When I moved to Oakland at 29 years old, I finally gave myself permission to explore this identity I had never before allowed myself to admit. By the time I was 31, I had come “out” to my closest friends and siblings, and I lived a fairly queer life in the Bay Area.

But it was a life I kept hidden from my family. Though my queer identity felt affirmed and welcomed in such a progressive and diverse city, I still worried it could not be accepted within my family’s culture. I still worried my queerness would be yet another thing making me more pocha—too Americanized, distancing myself farther and farther away from my family.
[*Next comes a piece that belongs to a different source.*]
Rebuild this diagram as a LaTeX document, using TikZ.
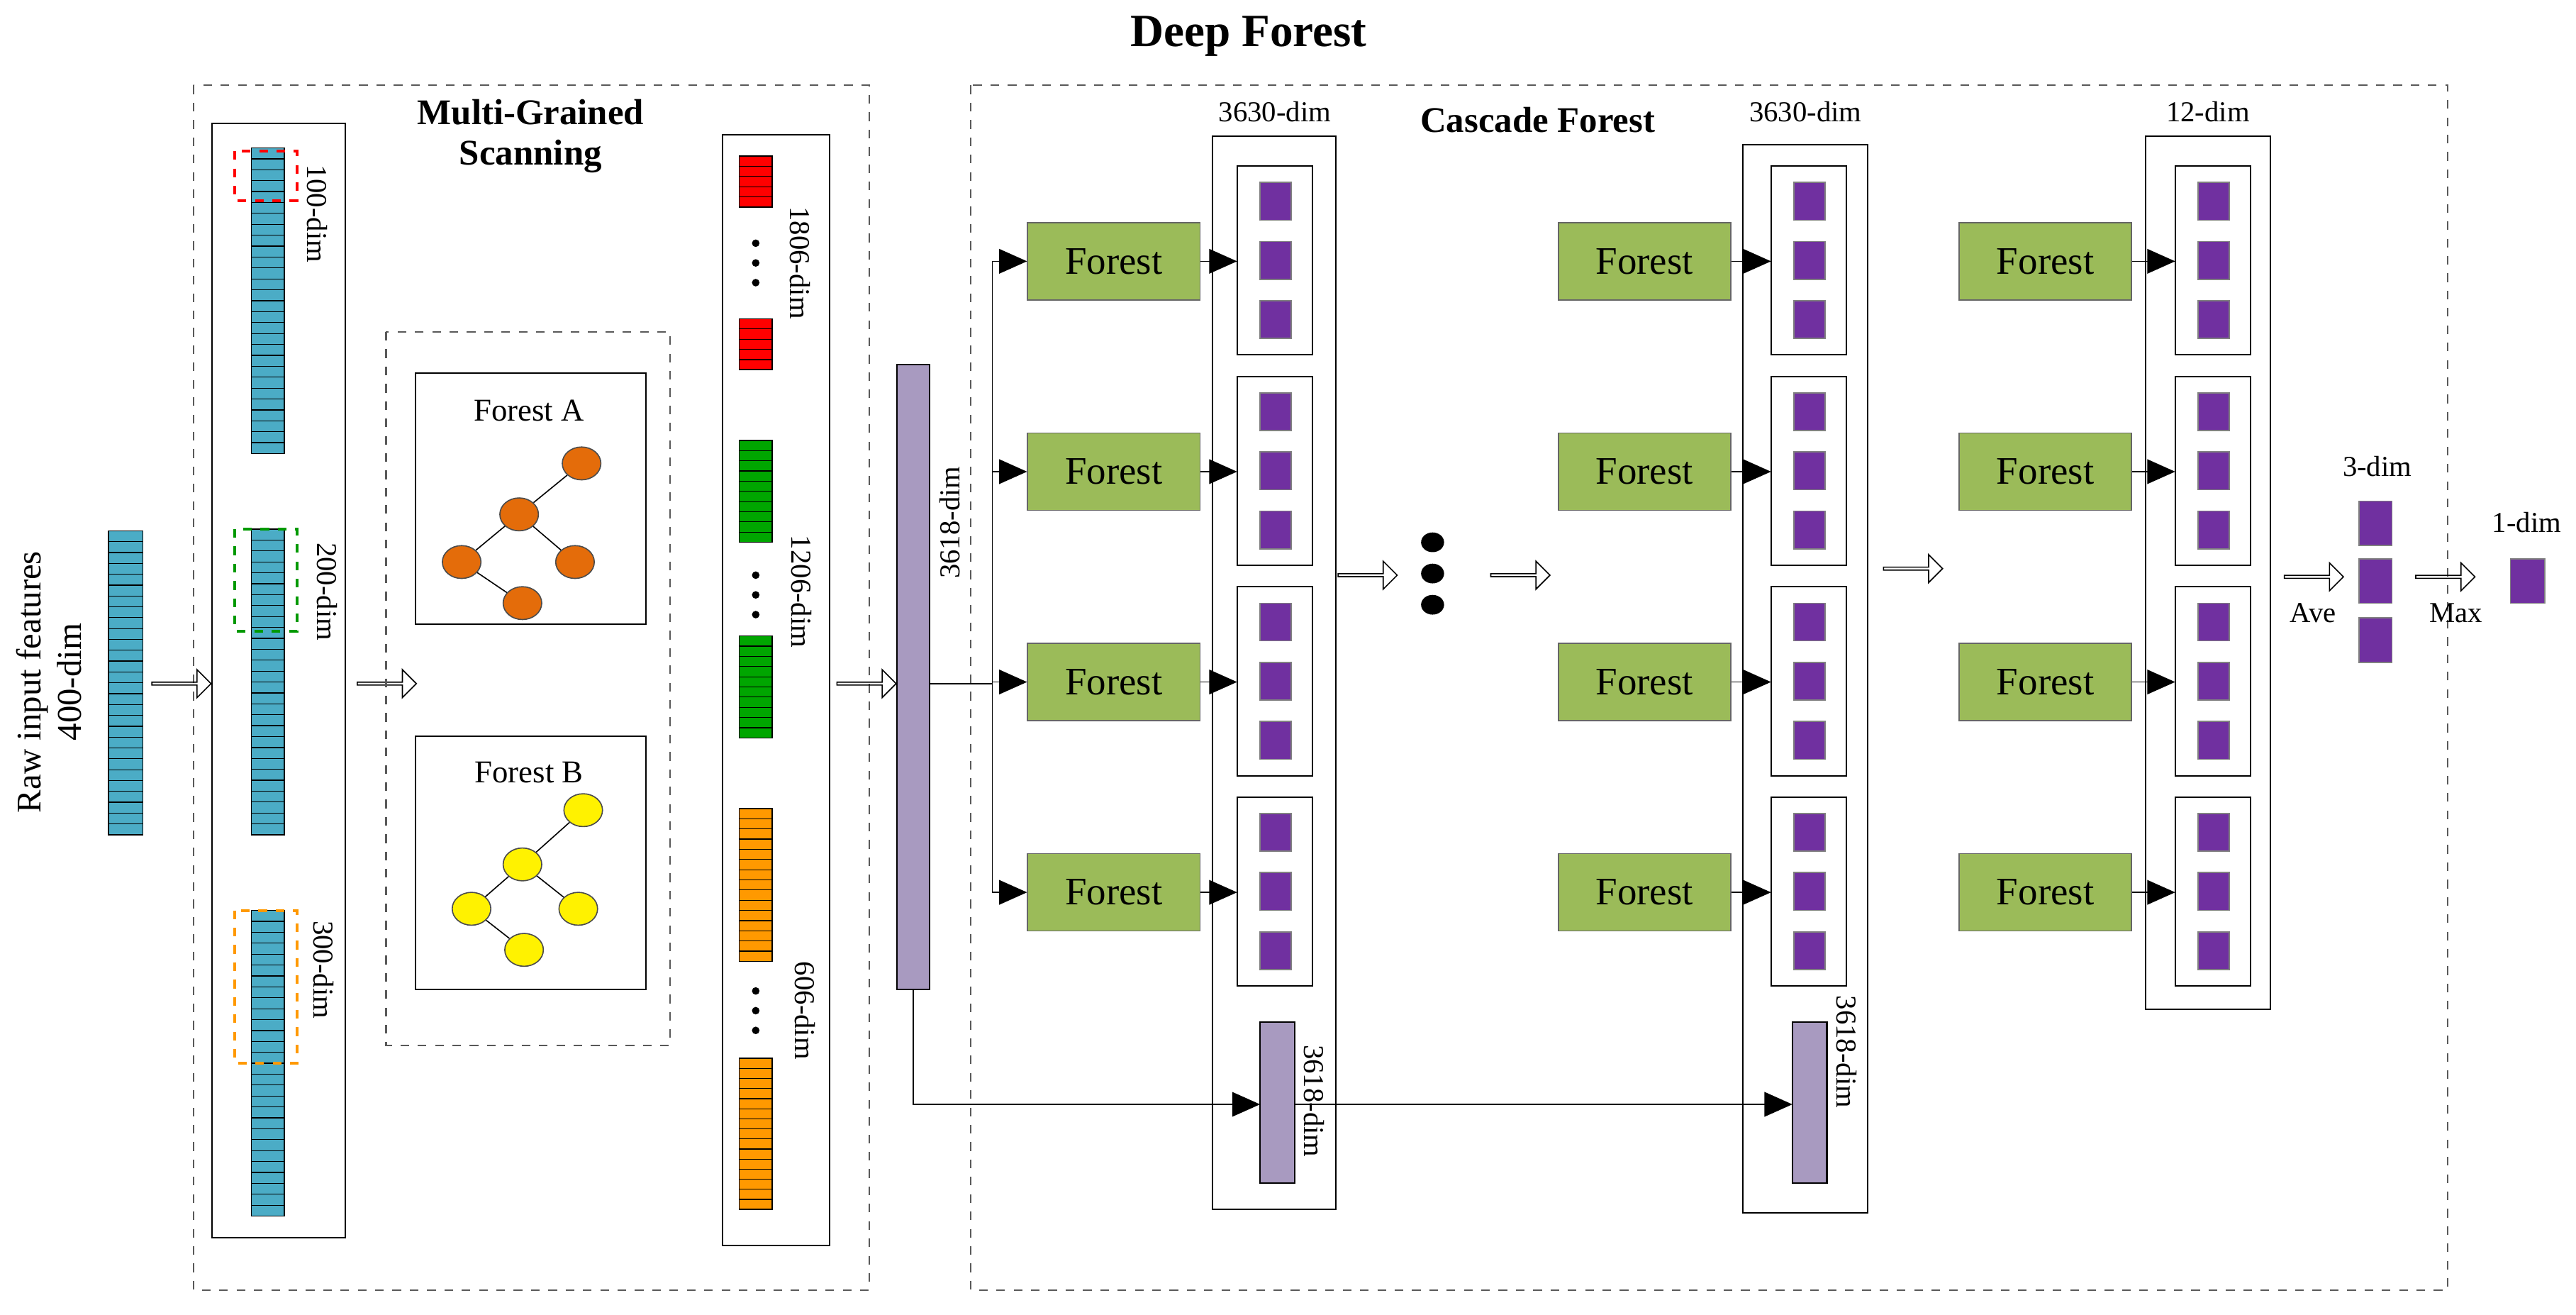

This past January, I moved to Mexico City for a month because I wanted to experience my family’s country without my family. I wanted to explore my Mexicanness on my own terms. That also meant experiencing Mexico, finally, as someone queer. A week into my trip, I began dating Itzel. As we walked through the streets of my mother’s hometown, holding hands and noviando on plaza benches, my mind struggled to reconcile the images I had now forced it to process: Mexico and my queerness, finally interacting together.

Itzel had been deeply involved in the city’s queer community for years. During our month together, we visited the radio station where Itzel hosted the only LGBTQ radio show in all of Mexico City. We attended picnics hosted by a friend and lawyer whose organization won Mexico’s first case allowing a trans person to change the gender of their birth certificate. We sang karaoke with Itzel’s queer friends for her birthday and danced at queer bars throughout downtown.

One morning, I spent hours scrolling through Itzel’s list of followers on Twitter, account after account leading me down an internet rabbit hole of Latinx queer activists, artists, journalists, celebrities—all people I had never before imagined could exist.

“We are undeniable,” Tanya Saracho, a queer director and the showrunner of Vida, once said about queer Latinx people in an interview with Out. Looking through Itzel’s Twitter and spending a month surrounded by her friends, finally, it felt that way to me too.

One night, Itzel took me to La Cañita, a woman-owned queer bar in the Doctores neighborhood of the city. (A month after my visit, the bar would nearly shut down after enduring a violent homophobic attack.) Out of all the queer bars and events I explored that month with her, La Cañita stood out among all the rest. Unlike the mostly gay male Zona Rosa, or the posh lesbian crowd at the club Kinky on Thursdays, La Cañita was queer. I entered a dance floor of cis women and men, trans people, nonbinary folks, people in drag. Some femmes had unshaved armpits, some wore heels. Some danced wearing only their bras, some wore no bra at all. The crowd reminded me of every queer dance party I had loved in Oakland, with one difference that made all the difference: Everyone here was Mexican.

First-generation Latinx people in the U.S. often say we are “ni de aquí, ni de allá”—“neither from here, nor from there”. But as a queer first-generation Latinx person, the geography becomes even more complicated. If we aren’t Mexican or American, where is our queerness from? Does it make us somehow whiter? Was there any way it could make us more Mexican? I had lived my entire life starving for answers to these questions, for examples of a queer life that could somehow still connect me my family’s culture, rather than alienate me more from it.

Later, I would learn about muxes in Oaxaca. Later, I would learn the Nahuatl words patlacheh and Xōchihuah. Later, I would understand intellectually that queerness has existed in indigenous communities in Mexico for centuries, long before white colonizers arrived. Later, I would find organizations, like Somos Familia and QTViệt Cafe that celebrate queerness specifically from an intergenerational immigrant context. Later I would read a survey concluding that Latinx millennials are the least likely demographic to identify as straight.

But that night at La Cañita made me feel all this viscerally. As the DJ played banda, Itzel pressed her left hand against my back and took my right hand in hers, and we danced. And as I looked across the dance floor, packed with queers from my family’s country, for a brief moment, my Latinx queerness felt a little closer to having its own home.